Paraphrased from David Stewart, on the same Quora topic: They have a creative brain able to create digital experiences, and a logical one, along with a crazy propensity for detail. They are good solutions architects, able to look across the entire stack of technologies to develop great usable, solid, scalable web applications. They are rare. If you find one do anything you can do to hold on to them.
Paraphrased from Josh Begleiter, on the same Quora topic: In general a full-stack engineer has knowledge that is a mile wide, but not necessarily very deep, and has core competencies in the pieces of the stack in which they work most. A full stack engineer is capable of performing tasks at any level of the technical stack in which they reside, including but not limited to:
Systems infrastructure, networking, and security
Databases, data modeling and analytics
Back-end software engineering (server-side languages)
Front-end software engineering (client-side languages) and user interface/experience design
Project management (gathering client requirements, architecting solutions to the requirements, creating good documentation, managing a project timeline according to the SDLC methodology of choice - Agile/Scrum/Kanban/etc.)
In short, a full stack engineer is the jack-of-all-trades of your IT department. They know the software side, the infrastructure side, and in some cases the business side. As Stewart alluded to, they’re exceedingly rare. Some compare them to unicorns, which is a popular term in start-ups these days. But these engineers do exist, and your organization would be smart to recruit and retain them.
Is it better to be a full stack engineer? (more paraphrasing)
Being a full-stack engineer means to have an open mind towards new technologies, having your hands dirty in each one and to have an understanding of how a technology product gets done from a concept to design to the finished product.
The idea of a ‘full-stack engineer’ isn’t about being fluent in every possible technology there is, because specialization exists for a reason. It’s more about having an understanding in each of the areas above, to communicate intelligently between team members and to be a good asset if the situation needs it.
The full-stack engineer will have an increasingly important role in the software engineering of the future, as DevOps is becoming an essential part of software development companies, where the line between code developers and administrators who are responsible for code deployment and setup is getting thinner each day.

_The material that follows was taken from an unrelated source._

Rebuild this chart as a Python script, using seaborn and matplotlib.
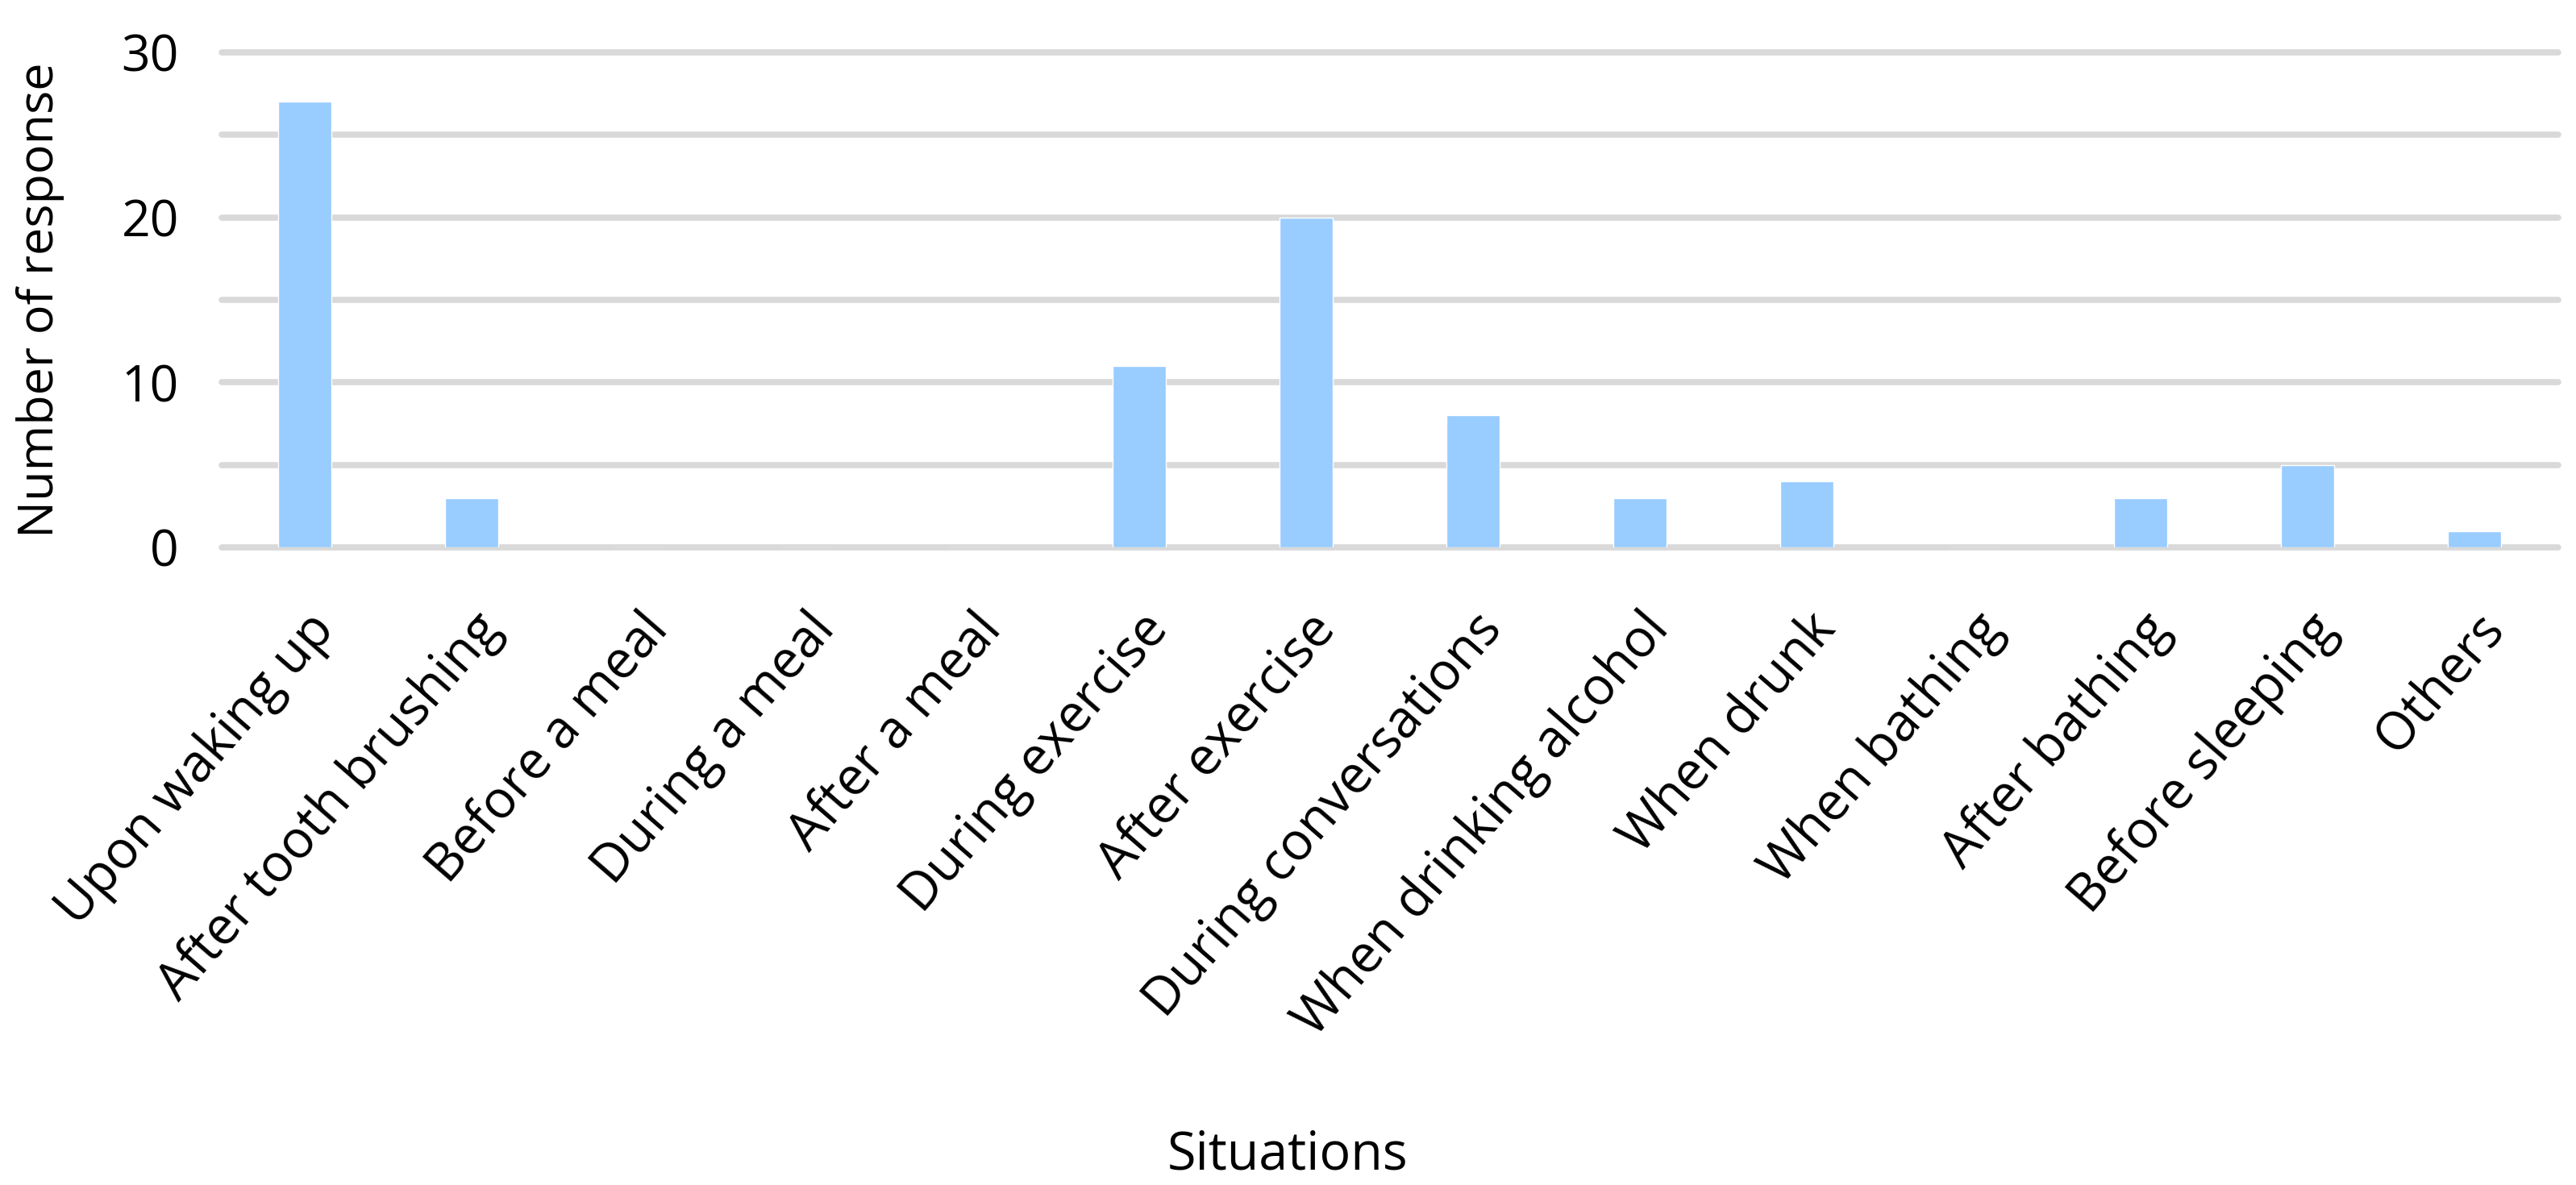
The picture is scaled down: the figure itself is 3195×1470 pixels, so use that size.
import matplotlib
matplotlib.use("Agg")
import matplotlib.pyplot as plt
from matplotlib.ticker import MultipleLocator
import seaborn as sns
import pandas as pd

situations = ["Upon waking up", "After tooth brushing", "Before a meal", "During a meal",
              "After a meal", "During exercise", "After exercise", "During conversations",
              "When drinking alcohol", "When drunk", "When bathing", "After bathing",
              "Before sleeping", "Others"]
responses = [27, 3, 0, 0, 0, 11, 20, 8, 3, 4, 0, 3, 5, 1]

BAR_COLOR = "#99CCFF"
GRID_COLOR = "#D9D9D9"
FS = 46.5

sns.set_style("white")
plt.rcParams['font.family'] = ['Open Sans', 'DejaVu Sans']
for key in ['text.color', 'axes.labelcolor', 'xtick.color', 'ytick.color']:
    plt.rcParams[key] = 'black'

df = pd.DataFrame({"situation": situations, "count": responses})

fig, ax = plt.subplots(figsize=(31.95, 14.70), dpi=100)
fig.subplots_adjust(left=0.086, right=0.993, top=0.956, bottom=0.538)

sns.barplot(data=df, x="situation", y="count", color=BAR_COLOR, width=0.32,
            saturation=1, ax=ax, zorder=3)

ax.set_ylim(0, 30)
ax.yaxis.set_major_locator(MultipleLocator(10))
ax.yaxis.set_minor_locator(MultipleLocator(5))
ax.grid(axis="y", which="both", color=GRID_COLOR, linewidth=5.5, zorder=0)
ax.set_axisbelow(True)
# keep the 0 and 30 grid lines at full width
for tick in ax.yaxis.get_major_ticks() + ax.yaxis.get_minor_ticks():
    tick.gridline.set_clip_on(False)
# baseline sits over the bar feet, as in the original
ax.yaxis.get_major_ticks()[0].gridline.set_zorder(5)

sns.despine(ax=ax, left=True, bottom=True)
ax.tick_params(axis="y", which="both", length=0, labelsize=45, pad=38)
ax.tick_params(axis="x", length=0, labelsize=FS, pad=50)
plt.setp(ax.get_xticklabels(), rotation=49, ha="right", rotation_mode="anchor")

ax.set_xlabel("Situations", fontsize=FS, va="center")
ax.xaxis.set_label_coords(0.5, 0.0245, transform=fig.transFigure)
ax.set_ylabel("Number of response", fontsize=44, va="center")
ax.yaxis.set_label_coords(0.0155, 0.5)
ax.yaxis.label.set_transform(
    matplotlib.transforms.blended_transform_factory(fig.transFigure, ax.transAxes))

fig.savefig("out.png", dpi=100)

On the benefits of becoming a full stack engineer (more paraphrasing)
If you take the time to continuously increase your knowledge about the full stack, it will open up new ways of thinking about everything you work on. It gets you thinking outside of the box, and allows you to more fully optimize every aspect of the application from top to bottom. It will build your confidence in your ability to say, “I don’t know how to do that yet but I will learn how to quickly” and to execute well. It allows you to bring the right technology for the job and not just the only thing you are an expert at. It will allow you to troubleshoot and fix a much greater number of issues, which is invaluable in a tech-emergency.
There is also something deeply satisfying about being able to plan, architect, develop, deploy and maintain an entire application and the stack it runs on by yourself. Not because you are required to or that it is always a good idea to, but just to know that you can.